Rewind a few months, and it was all meant to be very different. With Covid-19 rampant across the world, the European Union would take charge of sourcing vaccines from the major drugs companies. Its massive buying and regulatory power, coupled with its finely-tuned administrative machine, would make sure its 440 million people were protected from the virus before anyone else. It would be a magnificent demonstration of the whole point of the organisation. The trouble is, not only has the project already started to come off the rails, it is getting worse with every day that passes. Europe’s vaccine alliance is crumbling with potentially far-reaching consequences.

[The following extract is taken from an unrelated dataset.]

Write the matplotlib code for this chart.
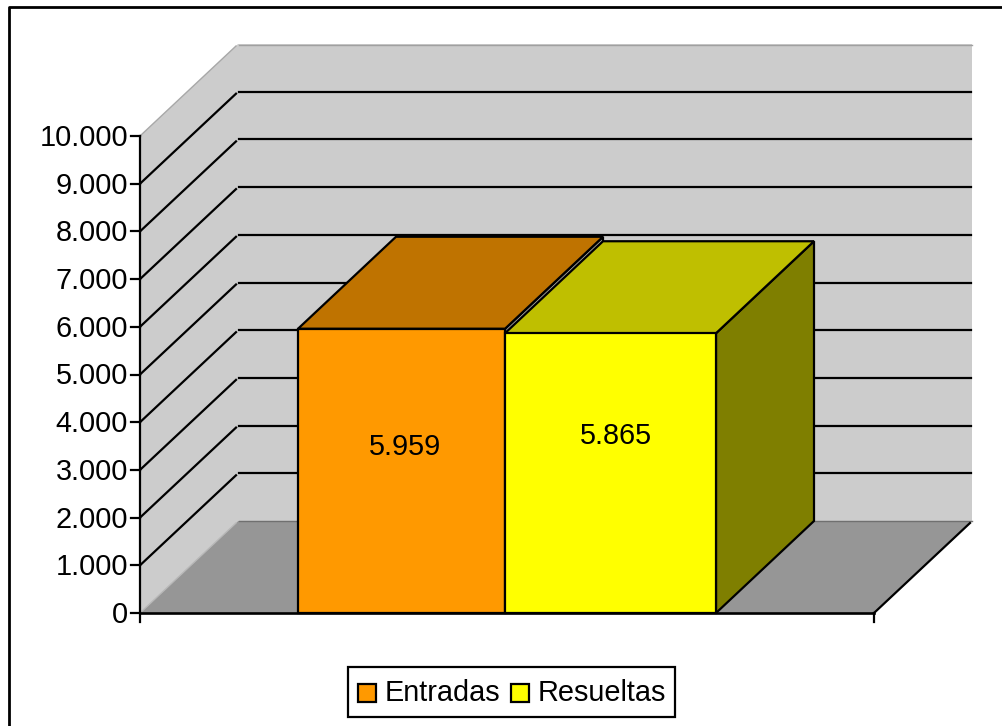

Europe’s vaccine alliance is crumbling with potentially far-reaching consequences.
The president of the European Commission Ursula von der Leyen was already under intense pressure last week after it emerged the EU had bought too few of the wrong vaccines. This week, countries have started to peel away from the programme. First Germany ordered another 30 million doses of the BioNTech-Pfizer jab. Today we learned that the Cypriot president Nicos Anastasiades has started begging the super-efficient Israelis – with 20 per cent of its population already vaccinated – for some spare supplies. That is especially embarrassing because the health commissioner in charge of the program, Stella Kyriakides, happens to be from Cyprus. A vote of confidence in their woman in Brussels? Not really.
In response, Von der Leyen has started telling all 27 members that they should not be snapping up their own supplies. ‘We have all agreed, legally binding, that there will be no parallel negotiations, no parallel contracts,’ she said. ‘We’re all working together.’

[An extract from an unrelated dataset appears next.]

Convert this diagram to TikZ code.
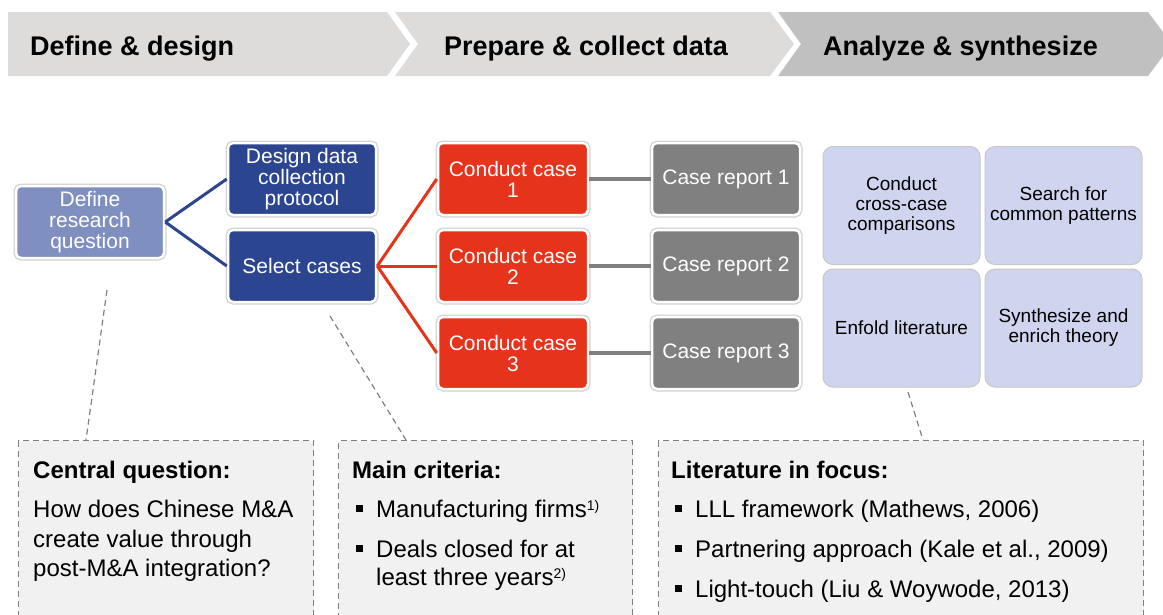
\documentclass[tikz,border=0pt]{standalone}
\usepackage{fontspec}
\setmainfont{Liberation Sans}
\usetikzlibrary{positioning}
\definecolor{hdrgray}{RGB}{222,220,219}
\definecolor{hdrdark}{RGB}{192,192,192}
\definecolor{navy}{RGB}{44,69,145}
\definecolor{slate}{RGB}{127,143,192}
\definecolor{casered}{RGB}{229,51,28}
\definecolor{repgray}{RGB}{128,128,128}
\definecolor{lavender}{RGB}{207,213,238}
\definecolor{notegray}{RGB}{241,241,241}
\tikzset{basic/.style={preaction={draw=black!18,line width=5pt},draw=white,line width=2.5pt,
                       rounded corners=5pt,text=white,align=center,inner sep=0pt,
                       font=\fontsize{21}{21}\selectfont,minimum width=148pt,minimum height=72pt}}
\tikzset{qbox/.style={basic,fill=slate}}
\tikzset{navybox/.style={basic,fill=navy}}
\tikzset{casebox/.style={basic,fill=casered,minimum width=150pt}}
\tikzset{repbox/.style={basic,fill=repgray}}
\tikzset{gridbox/.style={draw=black!22,line width=1pt,fill=lavender,rounded corners=10pt,
                         align=center,inner sep=0pt,font=\fontsize{19}{20}\selectfont,
                         minimum width=157pt,minimum height=118pt}}
\tikzset{notebox/.style={draw=repgray,line width=1.2pt,dash pattern=on 6pt off 4pt,
                         fill=notegray,anchor=north west,minimum height=200pt,inner sep=0pt}}
\tikzset{hdr/.style={anchor=base west,inner sep=0pt,font=\fontsize{27}{27}\selectfont\bfseries}}
\tikzset{txt/.style={anchor=base west,inner sep=0pt,font=\fontsize{24}{24}\selectfont}}
\tikzset{ttl/.style={txt,font=\fontsize{24}{24}\selectfont\bfseries}}
\tikzset{link/.style={line width=3pt}}
\tikzset{callout/.style={draw=repgray,line width=1.2pt,dash pattern=on 6pt off 4pt}}
\newcommand\bul{\hspace*{4pt}\rule[5pt]{7pt}{7pt}\hspace{13pt}}
\newcommand\fnote[1]{\raisebox{7pt}{\fontsize{14}{14}\selectfont #1)}}

\begin{document}
\begin{tikzpicture}[x=1pt,y=-1pt]
    \useasboundingbox (0,0) rectangle (1163,614);

    % phases
    \fill[hdrgray] (8,12) -- (387,12) -- (410,44) -- (387,76) -- (8,76) -- cycle;
    \fill[hdrgray] (395,12) -- (770,12) -- (794,44) -- (770,76) -- (395,76) -- (418,44) -- cycle;
    \fill[hdrdark] (778,12) -- (1148,12) -- (1172,44) -- (1148,76) -- (778,76) -- (801,44) -- cycle;
    \node[hdr] (ph1) at (30,55) {Define \& design};
    \node[hdr] (ph2) at (444,55) {Prepare \& collect data};
    \node[hdr] (ph3) at (823,55) {Analyze \& synthesize};

    \node[qbox] (rq) at (90,222) {Define\\research\\question};
    \node[navybox] (design) at (302,179) {Design data\\collection\\protocol};
    \node[navybox] (select) at (302,266) {Select cases};

    \node[casebox] (case1) at (513,179) {Conduct case\\1};
    \node[casebox] (case2) at (513,266) {Conduct case\\2};
    \node[casebox] (case3) at (513,353) {Conduct case\\3};

    \node[repbox] (rep1) at (726,179) {Case report 1};
    \node[repbox] (rep2) at (726,266) {Case report 2};
    \node[repbox] (rep3) at (726,353) {Case report 3};

    \node[gridbox] (cross) at (901.5,205.5) {Conduct\\cross-case\\comparisons};
    \node[gridbox] (search) at (1063.5,205.5) {Search for\\common patterns};
    \node[gridbox] (enfold) at (901.5,328) {Enfold literature};
    \node[gridbox] (enrich) at (1063.5,328) {Synthesize and\\enrich theory};

    \draw[link,navy] (rq.east) -- (design.west);
    \draw[link,navy] (rq.east) -- (select.west);
    \foreach \c in {1,2,3}{
        \draw[link,casered] (select.east) -- (case\c.west);
        \draw[link,repgray,line width=4pt] (case\c.east) -- (rep\c.west);
    }

    % notes
    \node[notebox,minimum width=295pt] (qnote) at (18,440) {};
    \node[notebox,minimum width=294pt] (cnote) at (338,440) {};
    \node[notebox,minimum width=485pt] (lnote) at (658,440) {};

    \coordinate (rqfoot) at (107,290);
    \coordinate (rqtip) at (86,440);
    \coordinate (selfoot) at (330,316);
    \coordinate (seltip) at (406,440);
    \coordinate (litfoot) at (908,392);
    \coordinate (littip) at (923,440);
    \draw[callout] (rqfoot) -- (rqtip);
    \draw[callout] (selfoot) -- (seltip);
    \draw[callout] (litfoot) -- (littip);

    \node[ttl] (qtitle) at (33,478) {Central question:};
    \node[txt] (q1) at (33,517) {How does Chinese M\&A};
    \node[txt] (q2) at (33,547) {create value through};
    \node[txt] (q3) at (33,576) {post-M\&A integration?};

    \node[ttl] (ctitle) at (352,478) {Main criteria:};
    \node[txt] (c1) at (352,517) {\bul Manufacturing firms\fnote{1}};
    \node[txt] (c2) at (352,557) {\bul Deals closed for at};
    \node[txt] (c3) at (376,585) {least three years\fnote{2}};

    \node[ttl] (ltitle) at (671,478) {Literature in focus:};
    \node[txt] (l1) at (671,517) {\bul LLL framework (Mathews, 2006)};
    \node[txt] (l2) at (671,557) {\bul Partnering approach (Kale et al., 2009)};
    \node[txt] (l3) at (671,597) {\bul Light-touch (Liu \& Woywode, 2013)};
\end{tikzpicture}
\end{document}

Sending in the lawyers, however, is hardly going to fix the problem. Not every country has gone as far as buying their own supplies (although a lot of phone calls may be going into the Pfizer HQ) but many more are starting to complain. The Finish prime minister Sanna Marin has already written to Von der Leyen demanding the Commission get its act together.

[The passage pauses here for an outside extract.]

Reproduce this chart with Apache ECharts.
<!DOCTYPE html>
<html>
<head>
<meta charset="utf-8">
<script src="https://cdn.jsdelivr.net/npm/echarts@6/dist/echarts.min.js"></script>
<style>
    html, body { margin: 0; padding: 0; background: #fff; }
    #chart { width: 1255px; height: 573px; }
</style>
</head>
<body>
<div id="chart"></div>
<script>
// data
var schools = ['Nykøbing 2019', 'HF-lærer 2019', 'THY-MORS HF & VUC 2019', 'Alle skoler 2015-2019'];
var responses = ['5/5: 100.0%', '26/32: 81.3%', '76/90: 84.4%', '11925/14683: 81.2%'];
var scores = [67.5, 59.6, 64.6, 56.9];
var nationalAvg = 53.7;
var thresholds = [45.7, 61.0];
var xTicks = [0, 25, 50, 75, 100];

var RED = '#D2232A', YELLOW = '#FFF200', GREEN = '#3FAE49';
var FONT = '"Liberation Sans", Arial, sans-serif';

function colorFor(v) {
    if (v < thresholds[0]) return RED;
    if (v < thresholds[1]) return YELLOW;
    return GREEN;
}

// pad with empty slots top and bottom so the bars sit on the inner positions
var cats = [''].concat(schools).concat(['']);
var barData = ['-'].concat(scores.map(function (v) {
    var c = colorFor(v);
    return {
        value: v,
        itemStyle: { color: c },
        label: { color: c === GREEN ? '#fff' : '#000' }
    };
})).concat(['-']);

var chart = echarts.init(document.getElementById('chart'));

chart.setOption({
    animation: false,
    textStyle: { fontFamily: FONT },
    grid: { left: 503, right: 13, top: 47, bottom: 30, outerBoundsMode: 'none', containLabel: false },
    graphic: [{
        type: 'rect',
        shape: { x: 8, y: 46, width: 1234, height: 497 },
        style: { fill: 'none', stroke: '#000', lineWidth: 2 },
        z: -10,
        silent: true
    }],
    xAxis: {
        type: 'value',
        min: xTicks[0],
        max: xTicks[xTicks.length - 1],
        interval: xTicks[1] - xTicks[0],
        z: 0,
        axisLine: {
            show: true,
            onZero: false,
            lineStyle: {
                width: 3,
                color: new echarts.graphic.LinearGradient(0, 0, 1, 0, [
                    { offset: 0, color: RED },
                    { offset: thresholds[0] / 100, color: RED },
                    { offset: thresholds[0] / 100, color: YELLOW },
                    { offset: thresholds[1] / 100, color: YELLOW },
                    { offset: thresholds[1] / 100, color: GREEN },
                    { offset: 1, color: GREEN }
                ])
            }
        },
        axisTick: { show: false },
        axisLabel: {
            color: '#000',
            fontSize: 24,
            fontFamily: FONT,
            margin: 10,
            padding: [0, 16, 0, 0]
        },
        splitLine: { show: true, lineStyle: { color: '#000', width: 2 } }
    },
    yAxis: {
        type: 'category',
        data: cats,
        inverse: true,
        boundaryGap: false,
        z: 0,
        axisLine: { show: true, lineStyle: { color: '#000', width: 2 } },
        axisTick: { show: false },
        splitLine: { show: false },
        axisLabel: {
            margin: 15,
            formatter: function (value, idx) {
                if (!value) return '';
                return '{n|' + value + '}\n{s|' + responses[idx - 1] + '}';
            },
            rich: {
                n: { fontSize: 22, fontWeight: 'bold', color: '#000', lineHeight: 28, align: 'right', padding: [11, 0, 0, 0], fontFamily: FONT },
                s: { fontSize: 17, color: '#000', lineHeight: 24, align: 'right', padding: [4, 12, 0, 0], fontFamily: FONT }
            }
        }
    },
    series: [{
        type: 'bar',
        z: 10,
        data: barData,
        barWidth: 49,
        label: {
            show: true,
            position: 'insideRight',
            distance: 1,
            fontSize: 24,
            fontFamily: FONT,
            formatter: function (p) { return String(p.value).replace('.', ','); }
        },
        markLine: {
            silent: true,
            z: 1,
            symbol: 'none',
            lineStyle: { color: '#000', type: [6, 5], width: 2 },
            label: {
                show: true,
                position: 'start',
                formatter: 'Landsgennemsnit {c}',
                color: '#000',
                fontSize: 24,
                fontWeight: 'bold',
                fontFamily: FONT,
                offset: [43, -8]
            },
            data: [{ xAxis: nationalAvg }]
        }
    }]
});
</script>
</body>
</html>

The trouble is, the EU didn’t buy nearly enough vaccines, and not the right ones, and it is going to be very hard for it to hold this line. Is it seriously going to prosecute countries that buy in extra supplies of the vaccine from elsewhere simply to save lives? Or fine the drugs companies if they sell extra doses to them?
In fact, the EU has two big problems. First, back in the summer it used Covid-19 to hijack health care policy, an area where it has long harboured ambitions. But, as so often, it willed the ends, without putting the means to deliver it in place.
Next, its regulatory ambitions means it has few friends among big business. After a decade of bringing the multi-nationals to heel, and boasting that it is a regulatory superpower, it is hard to believe the likes of Pfizer, AstraZeneca, GSK and soon Johnson & Johnson (which will have a single dose vaccine shortly) are not quietly enjoying its discomfort.
Constant war on big business is all very well, but there is no point in complaining when they are not in your corner when you need them. ‘Vaccinegate’, as it is known in Germany, is fast turning into a re-run of the euro crisis. Like the single currency, the vaccine program was meant to demonstrate how Europe is more effective when it works together – but has ended up only proving the exact opposite.